When you think of a rocket, you probably imagine a massive tower of fire and smoke. But many of the satellites that keep our phones and GPS working use a much quieter technology. It is called an ion thruster. Instead of burning liquid fuel, these engines use electricity to shoot out tiny particles of a gas called xenon. The result is a faint blue glow that provides a very gentle push. It is not enough to lift a rocket off the ground, but in the vacuum of space, it is the most efficient way to move. These engines can run for years on just a small tank of gas, making them perfect for keeping satellites in the right spot or moving old ones out of the way.
Keeping a satellite on course is a constant struggle. Even though space feels empty, it is full of tiny forces that want to push a satellite off its path. Sunlight hits the solar panels and pushes them like a sail in the wind. The Earth’s gravity is uneven because the planet is not a perfect sphere. Even the Moon pulls on things from hundreds of thousands of miles away. To stay in the right place, a satellite has to use its ion thrusters to make tiny corrections. Ever wonder why your GPS is so accurate? It is because someone else is doing this hard math for you every single day to keep those satellites exactly where they belong.
At a glance
Using ion thrusters is all about gas mileage. In the space world, we call this delta-v expenditure. Delta-v is just a way of saying "change in speed." Because fuel is heavy and expensive to launch, we want to use as little as possible. Ion engines are great because they have high efficiency. They take a small amount of xenon and accelerate it to incredible speeds. This gives the satellite a lot of movement for a very small amount of fuel. This efficiency allows satellites to stay in orbit for fifteen years or more. Without this technology, satellites would run out of gas and fall back to Earth much sooner, costing companies billions of dollars and leaving us without the services we rely on.
How Ion Thrusters Work
An ion engine starts with xenon, a noble gas that is very stable and heavy. Inside the thruster, electrons are shot at the xenon atoms to give them an electric charge. Once they are charged, or "ionized," they can be pushed by magnets. The magnets spit the ions out of the back of the engine at speeds up to ninety thousand miles per hour. This creates thrust. Because the ions are so small, the push is very light—about the same as the weight of a piece of paper resting on your hand. But in space, where there is no friction, that tiny push adds up. Over weeks and months, it can move a massive satellite into a whole new orbit. Here is how ion engines compare to traditional chemical rockets:
| Feature | Chemical Rockets | Ion Thrusters |
| Fuel Type | Liquid Oxygen/Kerosene | Xenon Gas |
| Thrust Level | Very High (Powerful) | Very Low (Gentle) |
| Efficiency | Low (Uses fuel fast) | Very High (Sips fuel) |
| Mission Duration | Minutes to Hours | Months to Years |
The Math of the Sky
To use these engines correctly, engineers have to generate an ephemeris. This is a highly accurate schedule of where the satellite will be. To build this schedule, they use complex algorithms that look at every force in play. One of the trickiest parts is accounting for the thermosphere. This is the very top layer of our atmosphere. It is very thin, but it still causes drag. Scientists use the NRLMSISE-00 model to predict how the density of this air changes. They also have to account for solar radiation pressure. This is the physical push of light particles hitting the satellite. While you can't feel it on Earth, in space, it can push a satellite miles off course if you don't calculate it correctly. Think of it like trying to balance a marble on a piece of glass while someone is blowing on it from across the room.

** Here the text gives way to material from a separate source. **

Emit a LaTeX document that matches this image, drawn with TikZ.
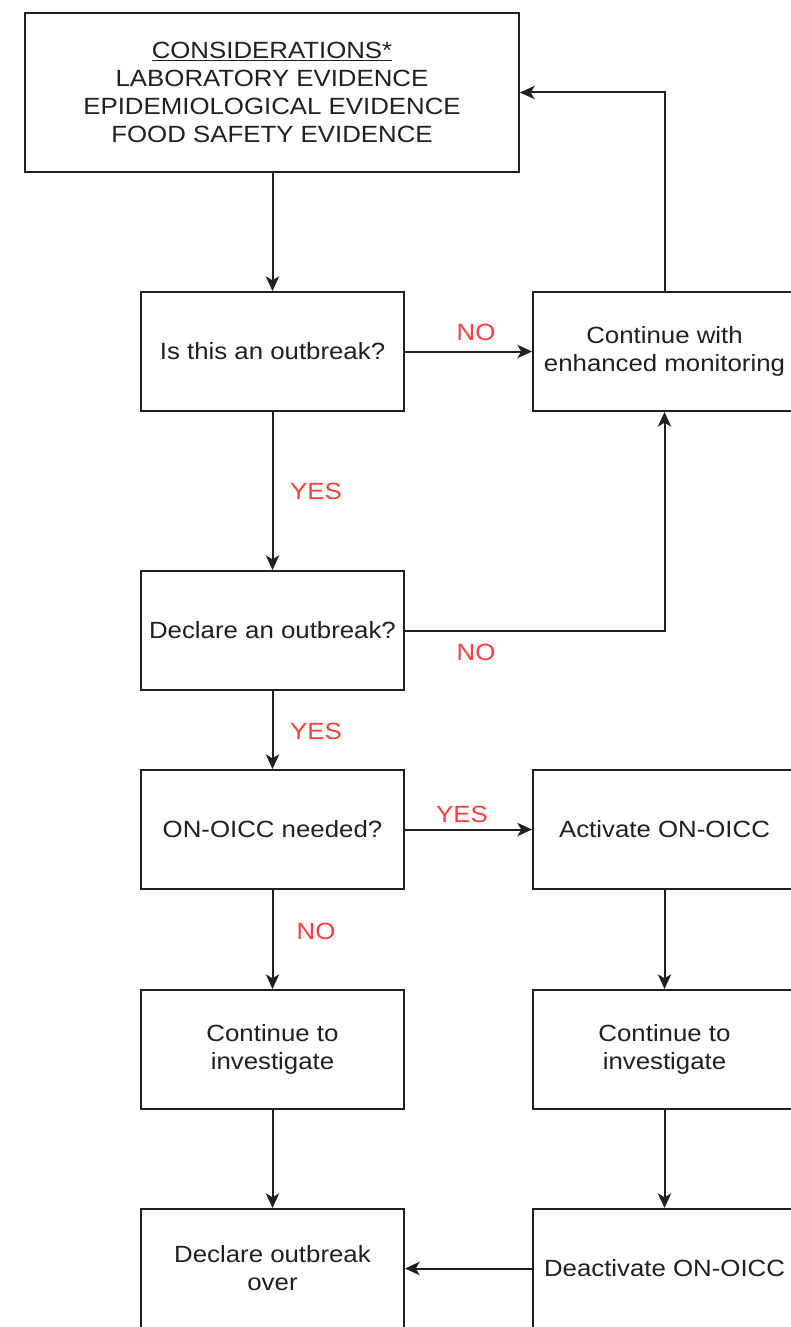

In the world of orbital mechanics, being right by an inch can be the difference between a successful mission and a billion-dollar collision.
Planning the End of Life
When a satellite finally reaches the end of its life, those same ion thrusters are used to perform a de-orbit maneuver. The goal is to lower the satellite's altitude until the atmosphere takes over and pulls it down. This is a very delicate process. We have to make sure the satellite enters the air at the right angle so it burns up completely. If the angle is too shallow, it might skip off the atmosphere like a stone on a pond. If it's too steep, it might break apart in a way that sends pieces falling toward land. By carefully calibrating the thrust and watching the fuel consumption, engineers can guide these old payloads to a safe re-entry window. It is the final act of a long process, ensuring that we don't leave a trail of trash behind us for the next generation of explorers.
Why it Matters
- Saves fuel and allows for longer missions
- Prevents collisions in busy orbit bands
- Allows for precise control of satellite location
- Helps remove dead satellites safely from the sky
The next time you look at the stars, remember that there are hundreds of these tiny blue flames glowing in the dark. They are the silent engines of our modern world, guided by precise math and the steady hand of scientists who know exactly how to dance with gravity. It is a quiet, beautiful science that keeps our world connected while keeping the heavens clean.